+++ DATA EXTRACT
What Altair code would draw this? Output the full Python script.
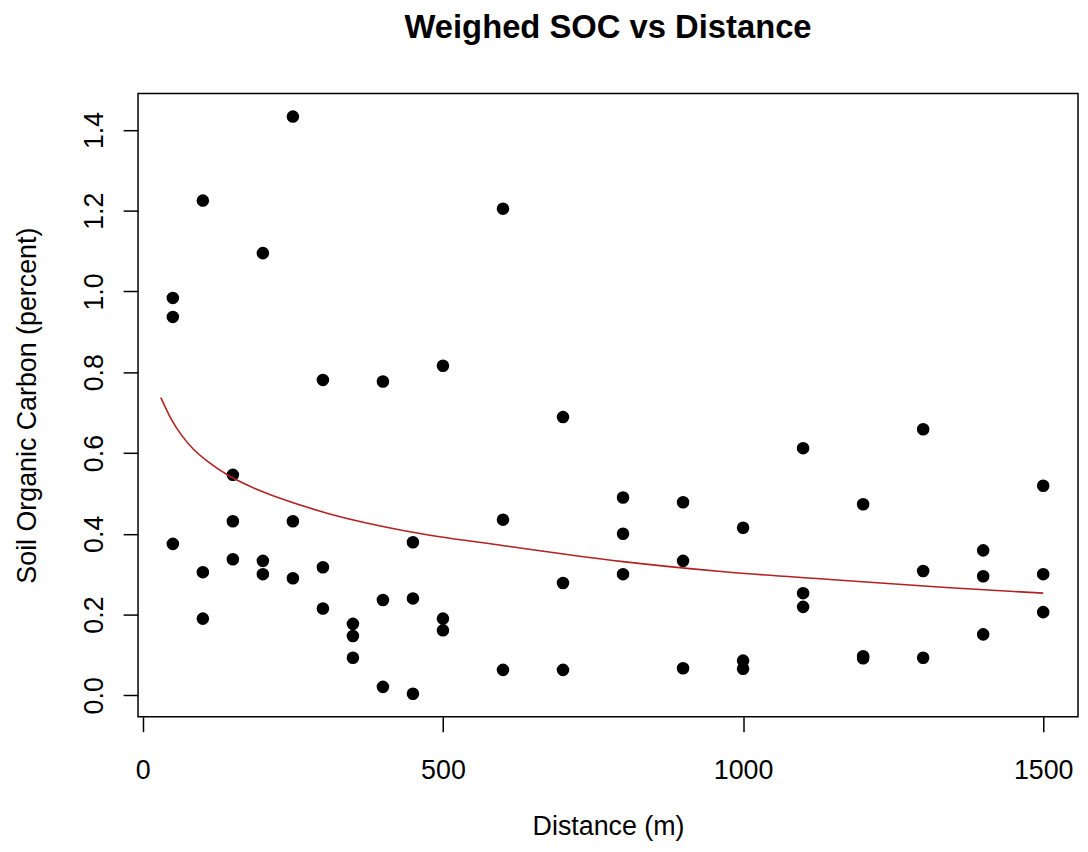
import altair as alt
import pandas as pd

# Scatter data
distance = [50, 50, 50, 100, 100, 100, 150, 150, 150, 200, 200, 200,
            250, 250, 250, 300, 300, 300, 350, 350, 350, 400, 400, 400,
            450, 450, 450, 500, 500, 500, 600, 600, 600, 700, 700, 700,
            800, 800, 800, 900, 900, 900, 1000, 1000, 1000, 1100, 1100, 1100,
            1200, 1200, 1200, 1300, 1300, 1300, 1400, 1400, 1400, 1500, 1500, 1500]
soc = [0.984, 0.937, 0.375, 1.225, 0.305, 0.190, 0.546, 0.431, 0.337,
       1.095, 0.333, 0.300, 1.433, 0.431, 0.290, 0.781, 0.317, 0.215,
       0.177, 0.147, 0.093, 0.777, 0.236, 0.021, 0.379, 0.240, 0.004,
       0.816, 0.190, 0.161, 1.205, 0.435, 0.063, 0.689, 0.278, 0.063,
       0.490, 0.400, 0.300, 0.478, 0.333, 0.067, 0.415, 0.086, 0.066,
       0.612, 0.253, 0.219, 0.473, 0.097, 0.092, 0.659, 0.308, 0.093,
       0.359, 0.295, 0.151, 0.519, 0.300, 0.206]

# Fitted curve
fit_x = [30, 48, 65, 84, 109, 142, 181, 236, 307, 445, 599, 800, 968, 1145, 1338, 1500]
fit_y = [0.737, 0.682, 0.643, 0.610, 0.578, 0.545, 0.516, 0.484, 0.451, 0.405,
         0.371, 0.331, 0.306, 0.287, 0.267, 0.253]

x_ticks = [0, 500, 1000, 1500]
y_ticks = [0.0, 0.2, 0.4, 0.6, 0.8, 1.0, 1.2, 1.4]

pts = pd.DataFrame({"Distance": distance, "SOC": soc})
fit = pd.DataFrame({"Distance": fit_x, "SOC": fit_y})

FONT = "Liberation Sans"
PW, PH = 947, 628

xscale = alt.Scale(domain=[-8, 1558], nice=False, zero=False)
yscale = alt.Scale(domain=[-0.0532, 1.4902], nice=False, zero=False)

xaxis = alt.Axis(
    values=x_ticks, format="d", title="Distance (m)", grid=False, domain=False,
    tickSize=15, tickColor="black", tickWidth=1.5,
    labelFont=FONT, labelFontSize=27, labelColor="black",
    labelBaseline="alphabetic", labelAlign="center", labelPadding=47,
    labelFlush=False, labelOverlap=False,
    titleFont=FONT, titleFontSize=27, titleFontWeight="normal", titleColor="black",
    titleBaseline="alphabetic", titleAlign="center", titleX=PW / 2, titleY=119,
)
yaxis = alt.Axis(
    values=y_ticks, format=".1f", title="Soil Organic Carbon (percent)",
    grid=False, domain=False,
    tickSize=15, tickColor="black", tickWidth=1.5,
    labelFont=FONT, labelFontSize=27, labelColor="black",
    labelAngle=270, labelBaseline="alphabetic", labelAlign="center", labelPadding=21,
    labelFlush=False, labelOverlap=False,
    titleFont=FONT, titleFontSize=27, titleFontWeight="normal", titleColor="black",
    titleAngle=270, titleBaseline="alphabetic", titleAlign="center",
    titleX=-103, titleY=PH / 2,
)

points = alt.Chart(pts).mark_circle(size=160, color="black", opacity=1).encode(
    x=alt.X("Distance:Q", scale=xscale, axis=xaxis),
    y=alt.Y("SOC:Q", scale=yscale, axis=yaxis),
)
line = alt.Chart(fit).mark_line(
    color="#B22222", strokeWidth=1.6, interpolate="monotone"
).encode(
    x=alt.X("Distance:Q", scale=xscale),
    y=alt.Y("SOC:Q", scale=yscale),
)

chart = (
    alt.layer(points, line)
    .properties(
        width=PW, height=PH,
        autosize=alt.AutoSizeParams(type="none"),
        padding={"left": 131, "top": 83, "right": 2, "bottom": 125},
        title=alt.TitleParams(
            "Weighed SOC vs Distance", anchor="middle", frame="group",
            font=FONT, fontSize=33, fontWeight="bold", color="black",
            baseline="alphabetic", offset=23,
        ),
        background="white",
    )
    .configure_view(stroke="black", strokeWidth=1.5)
)

chart.save("out.html", embed_options={"renderer": "svg", "actions": False})
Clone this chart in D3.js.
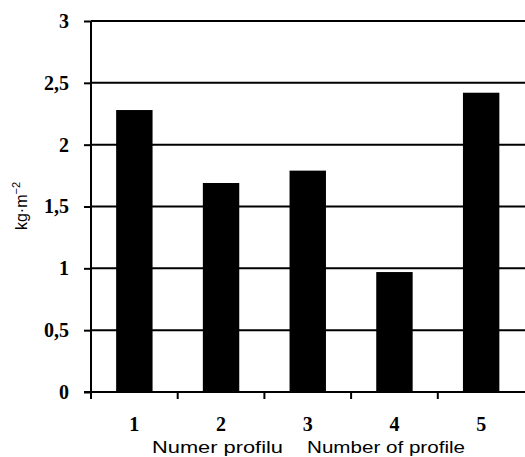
++++++
__GOAL__. Identify the lines above that contain the word "this", then copy them.

__TASK OUTPUT__.
What Altair code would draw this? Output the full Python script.
Clone this chart in D3.js.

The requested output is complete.